You made me laugh and I think that is the only way to deal with situations like yours. Of course it is utterly ridiculous that these ladies have expectations of you regarding what you wear to church, but realistically, nothing you say or do is going to change their expectations of how you should clothe yourself for worship. There are some things as a ministry spouse that we have to be sensitive about when it comes to the congregation and their opinions and feelings about us. Clothing should not be one of them as long as you are biblical in your expression of it; “ Your adornment must not be merely external—braiding the hair, and wearing gold jewelry, or putting on dresses; but let it be the hidden person of the heart…” I Peter 3:3-4. Be careful not to put too much stock in the ignorance of flippant comments. Ministry is stressful enough without indulging every single expectation church people have of you. Be comfortable in your own skin by knowing that you choose to please God first, the “paparazzi” second. And as for going naked….intriguing… somehow I think your husband might appreciate that much more than the church ladies!

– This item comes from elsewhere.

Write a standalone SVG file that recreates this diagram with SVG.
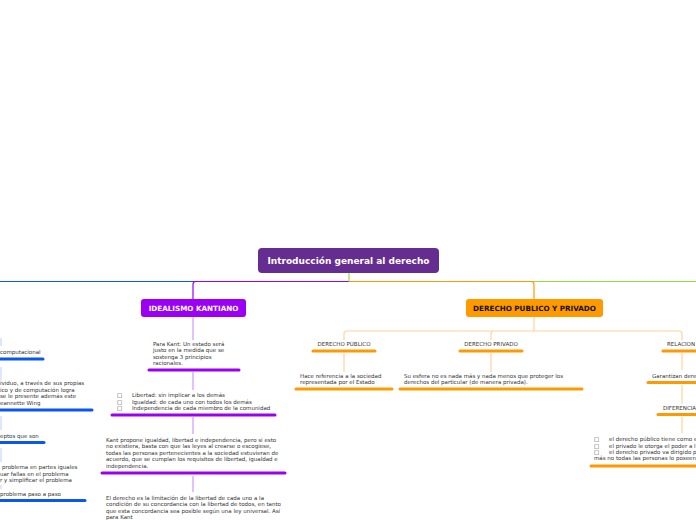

I’m newly married to a youth pastor. He is a wonderful man and I am madly in love with him. I’m just not so sure that I’m madly in love with being a pastor’s wife. I want to support him, but this is not exactly what I had in mind when I dreamed about our future together. I’m finding myself frustrated all the time- frustrated with teenagers, frustrated with church people, frustrated with our finances, and frustrated with our lack of time together. When I said “I do”, I didn’t sign up for this.
I don’t really want to say this but the reality of your situation is that when you said “I do”, you did sign up for this kind of life. Church people, teenagers, and financial struggles all come along with the “married-to-a-youth pastor” package. However, while you do have to live with the lifestyle, you don’t have to live with the frustration.
Some tips that might help:
1)Set your boundaries. As a newlywed, this is a great time in your life to establish some strong boundaries between your personal life and the youth ministry. My guess from your letter is that your personal life and your public life have been blending together. Spend some time with your husband talking about how you are going to define your family life and how much of your private time you are going to share with ministry. Regularly schedule time that is “ministry free”. Yes, actually put it on his schedule. If you don’t, someone else will fill that time for him.
2)Find a mentor. This does not necessarily have to be another pastor’s wife. Choose someone who lives a very busy lifestyle and successfully maintains a close loving relationship with her husband. Get to know her and search for the tools that make her marriage work.
3)Live on love! I Peter 4:8 says “Above all, love each other deeply, because love covers a multitude of sins.” This not only goes for you and your husband, but for church people, too. Focusing on the “why” behind your sacrifice of time, money, and privacy will go a long way to helping you deal with the daily frustrations of ministry life. Ask God to help you love these people the way that He loves them despite their faults.